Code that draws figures
_ _ _
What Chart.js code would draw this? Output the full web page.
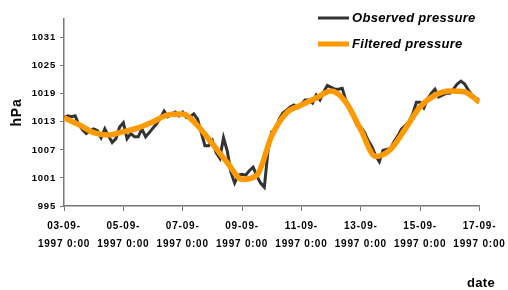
<!DOCTYPE html>
<html lang="en">
<head>
  <meta charset="UTF-8">
  <title>Observed and filtered pressure</title>
  <script src="https://cdn.jsdelivr.net/npm/chart.js"></script>
  <style>
    body { margin: 0; background: #fff; }
    canvas { display: block; }
  </style>
</head>
<body>
  <canvas id="pressureChart" width="508" height="290"></canvas>
  <script>
    // x tick labels (every 2 days, 03-09-1997 .. 17-09-1997)
    const dateLabels = [
      ['03-09-', '1997 0:00'], ['05-09-', '1997 0:00'], ['07-09-', '1997 0:00'], ['09-09-', '1997 0:00'],
      ['11-09-', '1997 0:00'], ['13-09-', '1997 0:00'], ['15-09-', '1997 0:00'], ['17-09-', '1997 0:00']
    ];
    const yTicks = [995, 1001, 1007, 1013, 1019, 1025, 1031];

    // observed pressure, one value every 3 hours from 03-09 0:00
    const observedHPa = [
      1013.9, 1014.3, 1014.1, 1014.3, 1012.4, 1011.3, 1010.5, 1011.1, 1011.5, 1011.1,
      1009.6, 1011.5, 1010.0, 1008.6, 1009.4, 1011.9, 1012.8, 1009.4, 1010.5, 1009.8,
      1009.8, 1011.5, 1009.8, 1010.7, 1011.7, 1012.6, 1013.9, 1015.3, 1014.1, 1014.7,
      1015.1, 1014.3, 1015.1, 1013.9, 1014.1, 1014.7, 1013.6, 1010.7, 1007.9, 1007.9,
      1009.0, 1006.4, 1005.2, 1009.6, 1006.8, 1002.2, 999.9, 1001.6, 1001.8, 1001.6,
      1002.6, 1003.3, 1001.4, 999.9, 999.0, 1006.9, 1010.9, 1011.3, 1013.6, 1014.9,
      1015.5, 1016.2, 1016.6, 1016.0, 1016.8, 1017.7, 1017.7, 1017.0, 1018.7, 1017.7,
      1019.4, 1020.8, 1020.4, 1020.0, 1020.0, 1020.2, 1017.5, 1015.5, 1014.1, 1012.2,
      1011.9, 1010.7, 1009.0, 1007.7, 1005.8, 1004.5, 1006.9, 1007.1, 1007.3, 1008.8,
      1010.0, 1011.5, 1012.2, 1013.0, 1014.7, 1017.2, 1017.2, 1016.0, 1017.9, 1019.1,
      1020.0, 1018.3, 1018.7, 1019.1, 1019.1, 1020.0, 1021.1, 1021.7, 1021.1, 1019.8,
      1018.7, 1018.1, 1017.7
    ];
    const observedStepHours = 3;

    // filtered pressure, one value every 12 hours from 03-09 0:00
    const filteredHPa = [
      1013.9, 1012.4, 1010.7, 1010.2, 1010.9, 1011.7, 1013.0, 1014.5, 1014.7, 1012.2,
      1008.3, 1004.3, 1000.7, 1001.6, 1010.0, 1014.9, 1016.6, 1018.1, 1019.6, 1017.2,
      1011.3, 1005.6, 1007.1, 1011.5, 1016.2, 1018.7, 1019.6, 1019.4, 1017.2
    ];
    const filteredStepHours = 12;

    const toPoints = (values, stepHours) =>
      values.map((v, i) => ({ x: i * stepHours / 24, y: v }));

    const textFont = "'Liberation Sans', Arial, sans-serif";

    // legend and the "date" label, drawn on the canvas
    const extraText = {
      id: 'extraText',
      beforeDraw(chart) {
        chart.ctx.letterSpacing = '0.8px';
      },
      afterDraw(chart) {
        const ctx = chart.ctx;
        ctx.save();
        ctx.letterSpacing = '0.3px';
        ctx.lineCap = 'butt';
        const items = [
          { text: 'Observed pressure', color: '#333333', width: 3, y: 18 },
          { text: 'Filtered pressure', color: '#ff9900', width: 5, y: 44 }
        ];
        items.forEach(item => {
          ctx.strokeStyle = item.color;
          ctx.lineWidth = item.width;
          ctx.beginPath();
          ctx.moveTo(318, item.y);
          ctx.lineTo(349, item.y);
          ctx.stroke();
          ctx.fillStyle = '#000';
          ctx.font = 'italic bold 13px ' + textFont;
          ctx.textAlign = 'left';
          ctx.textBaseline = 'middle';
          ctx.fillText(item.text, 352, item.y);
        });
        ctx.font = 'bold 13px ' + textFont;
        ctx.textAlign = 'right';
        ctx.fillText('date', 495, 283);
        ctx.restore();
      }
    };

    const ctx = document.getElementById('pressureChart').getContext('2d');
    new Chart(ctx, {
      type: 'line',
      data: {
        datasets: [
          {
            label: 'Observed pressure',
            data: toPoints(observedHPa, observedStepHours),
            borderColor: '#333333',
            borderWidth: 3,
            pointRadius: 0,
            tension: 0,
            order: 2
          },
          {
            label: 'Filtered pressure',
            data: toPoints(filteredHPa, filteredStepHours),
            borderColor: '#ff9900',
            borderWidth: 5.5,
            pointRadius: 0,
            cubicInterpolationMode: 'monotone',
            order: 1
          }
        ]
      },
      options: {
        responsive: false,
        animation: false,
        layout: { padding: { left: 0, top: 19, right: 25, bottom: 0 } },
        plugins: {
          legend: { display: false },
          tooltip: { enabled: false }
        },
        scales: {
          x: {
            type: 'linear',
            min: 0,
            max: 14,
            afterBuildTicks: scale => {
              scale.ticks = dateLabels.map((_, i) => ({ value: i * 2 }));
            },
            afterFit: scale => { scale.height = 84; },
            ticks: {
              callback: (value) => dateLabels[Math.round(value / 2)],
              maxRotation: 0,
              autoSkip: false,
              padding: 6,
              color: '#000',
              font: { family: textFont, size: 10, weight: 'bold', lineHeight: 1.8 }
            },
            grid: { drawOnChartArea: false, drawTicks: true, tickLength: 5, color: '#777' },
            border: { display: true, color: '#777', width: 1.5 }
          },
          y: {
            min: 995,
            max: 1035,
            afterBuildTicks: scale => {
              scale.ticks = yTicks.map(v => ({ value: v }));
            },
            afterFit: scale => { scale.width = 64; },
            ticks: {
              callback: (value) => String(value),
              padding: 4,
              color: '#000',
              font: { family: textFont, size: 9.5, weight: 'bold' }
            },
            title: {
              display: true,
              text: 'hPa',
              color: '#000',
              padding: { top: 9, bottom: 0 },
              font: { family: textFont, size: 14, weight: 'bold' }
            },
            grid: { drawOnChartArea: false, drawTicks: true, tickLength: 4, color: '#777' },
            border: { display: true, color: '#777', width: 1.5 }
          }
        }
      },
      plugins: [extraText]
    });
  </script>
</body>
</html>
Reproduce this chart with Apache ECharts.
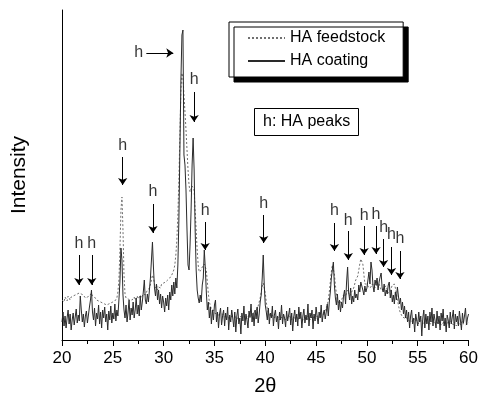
_ _ _
_Written task_
Every record above must be given again exactly; drop the pictures.

_Task solution_
What Chart.js code would draw this? Output the full web page.
<!DOCTYPE html>
<html lang="en">
<head>
  <meta charset="UTF-8">
  <title>Observed and filtered pressure</title>
  <script src="https://cdn.jsdelivr.net/npm/chart.js"></script>
  <style>
    body { margin: 0; background: #fff; }
    canvas { display: block; }
  </style>
</head>
<body>
  <canvas id="pressureChart" width="508" height="290"></canvas>
  <script>
    // x tick labels (every 2 days, 03-09-1997 .. 17-09-1997)
    const dateLabels = [
      ['03-09-', '1997 0:00'], ['05-09-', '1997 0:00'], ['07-09-', '1997 0:00'], ['09-09-', '1997 0:00'],
      ['11-09-', '1997 0:00'], ['13-09-', '1997 0:00'], ['15-09-', '1997 0:00'], ['17-09-', '1997 0:00']
    ];
    const yTicks = [995, 1001, 1007, 1013, 1019, 1025, 1031];

    // observed pressure, one value every 3 hours from 03-09 0:00
    const observedHPa = [
      1013.9, 1014.3, 1014.1, 1014.3, 1012.4, 1011.3, 1010.5, 1011.1, 1011.5, 1011.1,
      1009.6, 1011.5, 1010.0, 1008.6, 1009.4, 1011.9, 1012.8, 1009.4, 1010.5, 1009.8,
      1009.8, 1011.5, 1009.8, 1010.7, 1011.7, 1012.6, 1013.9, 1015.3, 1014.1, 1014.7,
      1015.1, 1014.3, 1015.1, 1013.9, 1014.1, 1014.7, 1013.6, 1010.7, 1007.9, 1007.9,
      1009.0, 1006.4, 1005.2, 1009.6, 1006.8, 1002.2, 999.9, 1001.6, 1001.8, 1001.6,
      1002.6, 1003.3, 1001.4, 999.9, 999.0, 1006.9, 1010.9, 1011.3, 1013.6, 1014.9,
      1015.5, 1016.2, 1016.6, 1016.0, 1016.8, 1017.7, 1017.7, 1017.0, 1018.7, 1017.7,
      1019.4, 1020.8, 1020.4, 1020.0, 1020.0, 1020.2, 1017.5, 1015.5, 1014.1, 1012.2,
      1011.9, 1010.7, 1009.0, 1007.7, 1005.8, 1004.5, 1006.9, 1007.1, 1007.3, 1008.8,
      1010.0, 1011.5, 1012.2, 1013.0, 1014.7, 1017.2, 1017.2, 1016.0, 1017.9, 1019.1,
      1020.0, 1018.3, 1018.7, 1019.1, 1019.1, 1020.0, 1021.1, 1021.7, 1021.1, 1019.8,
      1018.7, 1018.1, 1017.7
    ];
    const observedStepHours = 3;

    // filtered pressure, one value every 12 hours from 03-09 0:00
    const filteredHPa = [
      1013.9, 1012.4, 1010.7, 1010.2, 1010.9, 1011.7, 1013.0, 1014.5, 1014.7, 1012.2,
      1008.3, 1004.3, 1000.7, 1001.6, 1010.0, 1014.9, 1016.6, 1018.1, 1019.6, 1017.2,
      1011.3, 1005.6, 1007.1, 1011.5, 1016.2, 1018.7, 1019.6, 1019.4, 1017.2
    ];
    const filteredStepHours = 12;

    const toPoints = (values, stepHours) =>
      values.map((v, i) => ({ x: i * stepHours / 24, y: v }));

    const textFont = "'Liberation Sans', Arial, sans-serif";

    // legend and the "date" label, drawn on the canvas
    const extraText = {
      id: 'extraText',
      beforeDraw(chart) {
        chart.ctx.letterSpacing = '0.8px';
      },
      afterDraw(chart) {
        const ctx = chart.ctx;
        ctx.save();
        ctx.letterSpacing = '0.3px';
        ctx.lineCap = 'butt';
        const items = [
          { text: 'Observed pressure', color: '#333333', width: 3, y: 18 },
          { text: 'Filtered pressure', color: '#ff9900', width: 5, y: 44 }
        ];
        items.forEach(item => {
          ctx.strokeStyle = item.color;
          ctx.lineWidth = item.width;
          ctx.beginPath();
          ctx.moveTo(318, item.y);
          ctx.lineTo(349, item.y);
          ctx.stroke();
          ctx.fillStyle = '#000';
          ctx.font = 'italic bold 13px ' + textFont;
          ctx.textAlign = 'left';
          ctx.textBaseline = 'middle';
          ctx.fillText(item.text, 352, item.y);
        });
        ctx.font = 'bold 13px ' + textFont;
        ctx.textAlign = 'right';
        ctx.fillText('date', 495, 283);
        ctx.restore();
      }
    };

    const ctx = document.getElementById('pressureChart').getContext('2d');
    new Chart(ctx, {
      type: 'line',
      data: {
        datasets: [
          {
            label: 'Observed pressure',
            data: toPoints(observedHPa, observedStepHours),
            borderColor: '#333333',
            borderWidth: 3,
            pointRadius: 0,
            tension: 0,
            order: 2
          },
          {
            label: 'Filtered pressure',
            data: toPoints(filteredHPa, filteredStepHours),
            borderColor: '#ff9900',
            borderWidth: 5.5,
            pointRadius: 0,
            cubicInterpolationMode: 'monotone',
            order: 1
          }
        ]
      },
      options: {
        responsive: false,
        animation: false,
        layout: { padding: { left: 0, top: 19, right: 25, bottom: 0 } },
        plugins: {
          legend: { display: false },
          tooltip: { enabled: false }
        },
        scales: {
          x: {
            type: 'linear',
            min: 0,
            max: 14,
            afterBuildTicks: scale => {
              scale.ticks = dateLabels.map((_, i) => ({ value: i * 2 }));
            },
            afterFit: scale => { scale.height = 84; },
            ticks: {
              callback: (value) => dateLabels[Math.round(value / 2)],
              maxRotation: 0,
              autoSkip: false,
              padding: 6,
              color: '#000',
              font: { family: textFont, size: 10, weight: 'bold', lineHeight: 1.8 }
            },
            grid: { drawOnChartArea: false, drawTicks: true, tickLength: 5, color: '#777' },
            border: { display: true, color: '#777', width: 1.5 }
          },
          y: {
            min: 995,
            max: 1035,
            afterBuildTicks: scale => {
              scale.ticks = yTicks.map(v => ({ value: v }));
            },
            afterFit: scale => { scale.width = 64; },
            ticks: {
              callback: (value) => String(value),
              padding: 4,
              color: '#000',
              font: { family: textFont, size: 9.5, weight: 'bold' }
            },
            title: {
              display: true,
              text: 'hPa',
              color: '#000',
              padding: { top: 9, bottom: 0 },
              font: { family: textFont, size: 14, weight: 'bold' }
            },
            grid: { drawOnChartArea: false, drawTicks: true, tickLength: 4, color: '#777' },
            border: { display: true, color: '#777', width: 1.5 }
          }
        }
      },
      plugins: [extraText]
    });
  </script>
</body>
</html>
Reproduce this chart with Apache ECharts.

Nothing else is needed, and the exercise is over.